Но дело в том, что в тот момент – особенно после скандала с «Метрополем» – Аксенов был одним из явных кандидатов на Нобеля. И если бы с началом перестройки, когда Россия и русская литература оказались в центре внимания, «Ожог» прогремел бы на должном уровне, весьма вероятно, что Нобеля получил бы Аксенов. И тогда, конечно, судьба этой книги была бы иной: был бы другой резонанс.
Понимаете, если бы Оппре Уинфри в свое время не понравился бы роман Фрэнзена «Corrections», никто бы не знал, что есть такой Фрэнзен. Знали бы два десятка высоколобых интеллектуалов. Кстати говоря, я же все-таки слежу немного за реакцией на американскую прозу. Мы можем сколько угодно говорить, что Дэвид Фостер Уоллес изменил ее масштаб, произвел революцией в ней, но это не так. Дэвид Фостер Уоллес свою многолетнюю депрессию и в конце концов свое самоубийство предсказывал совершенно отчетливо именно потому, что он не стал писателем понятным, писателем услышанным. И свой роман, который давался ему невероятным трудом («Pale King»), попытку увлекательно написать о такой неувлекательной вещи, как налоговые ведомства, то есть создать такой портрет современной Америки… Он написал треть этого романа, и треть, кстати, выдающуюся абсолютно. А потом он не стал его продолжать, потому что у него не было мотивации быть услышанным, быть понятным, прочитанным толком.
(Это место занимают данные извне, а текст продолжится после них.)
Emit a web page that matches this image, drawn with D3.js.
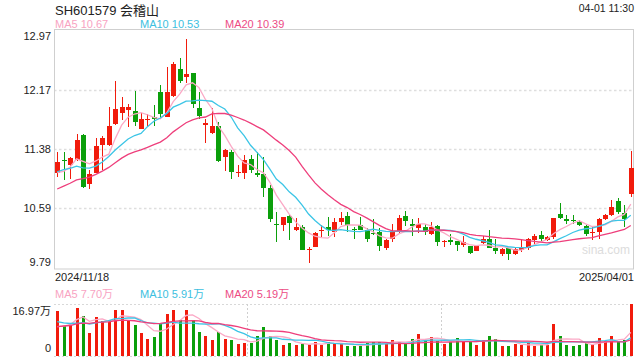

Много ли вы знаете в Америке людей, которые прочли «Infinite Jest»? Их и в России очень мало, и в Америке очень мало. Именно потому, что «Infinite Jest» – это авангардное произведение. Кстати, в нем очень много лишнего, на мой взгляд. Есть гениальные куски, есть абсолютные суперфлю. Как бы мы ни относились к Уоллесу, он писатель с репутацией, но без чтения, его по-настоящему не прочли. Это очень печально.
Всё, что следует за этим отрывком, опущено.